In order to produce that video, Weaver said had to write three paragraphs into the prompt.
“Those social media videos, TikTok videos, Facebook videos that are going around at this time, it looks so realistic,” Kevin Matthe Caramancion, a misinformation researcher, told SAN.
Abd-Almageed said that while this incident didn’t do any real harm, it could in the future.
“If this has not been a joke, if this is something that has to do with politics or the stock market or terrorism or something like that; people have this tendency to believe any visual information right away,” Abd-Almageed said.
Fighting the deception
Both experts we spoke with showed optimism that humans will have tools to fight back against AI deception.
“AI will continue improving,” Abd-Almageed said. “Meanwhile, people on my side of the aisle, people in the detection community, we will also keep improving our tools.”
Those tools often come from the same place.
“The verification tools that we have to recognize, to detect if content is generated by AI is harnessing power from the same architecture that actually produces the AI,” Caramancion said.
Abd-Almageed said his team is releasing a new deepfake detection tool next month, the third generation of that tool.
“There will always be this sort of arms race, this cat and mouse game between people who generate deep fakes and people who detect deep fakes,” Abd-Almageed said.
While those tools can be useful, it’s still up to people to verify what they’re seeing.

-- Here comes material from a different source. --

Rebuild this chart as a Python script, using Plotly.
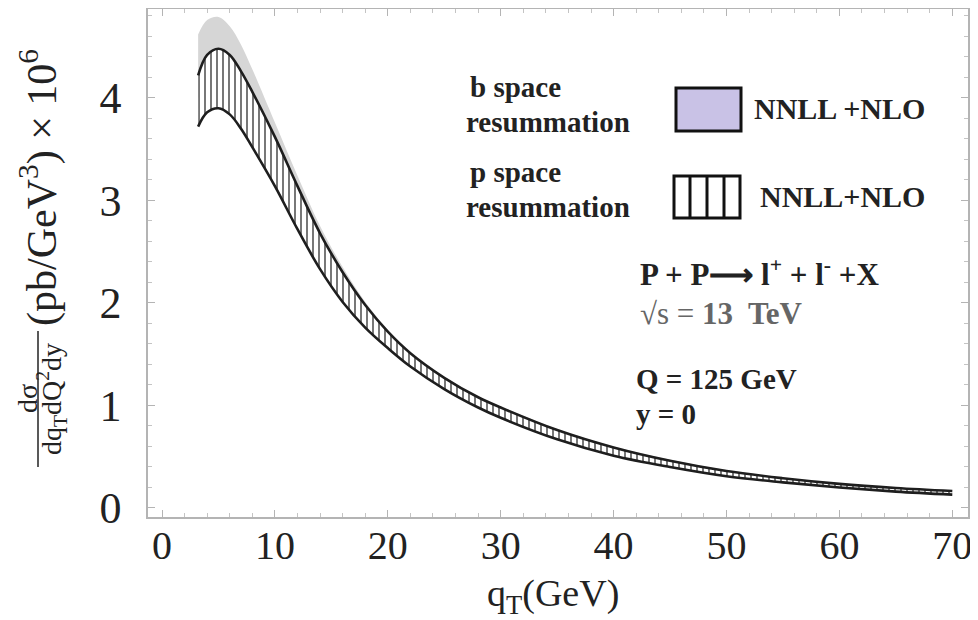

“There is always going to be a need for humans to verify whatever news content,” Caramancion said. “It actually works on both ends of the spectrum, the news content poster and also the human news consumer.”
The other option the experts pointed to is relying on social networks detecting AI-generated content.
“By flagging content, social networks will be able to slow down the visceral effect, slow down the notion that seeing is believing,” Abd-Almageed said. “If anybody had looked at this car racing video with a little flag next to it saying this is AI generated, it probably wouldn’t have appeared on NBC.”
However, that’s not happening very often. A recent report from The Washington Post found that only 1-in-8 social media sites flagged an uploaded AI video as not real.
“The solution to addressing this visual misinformation problem is not just a technology issue, it’s a marriage between technology and regulation,” Abd-Almageed said.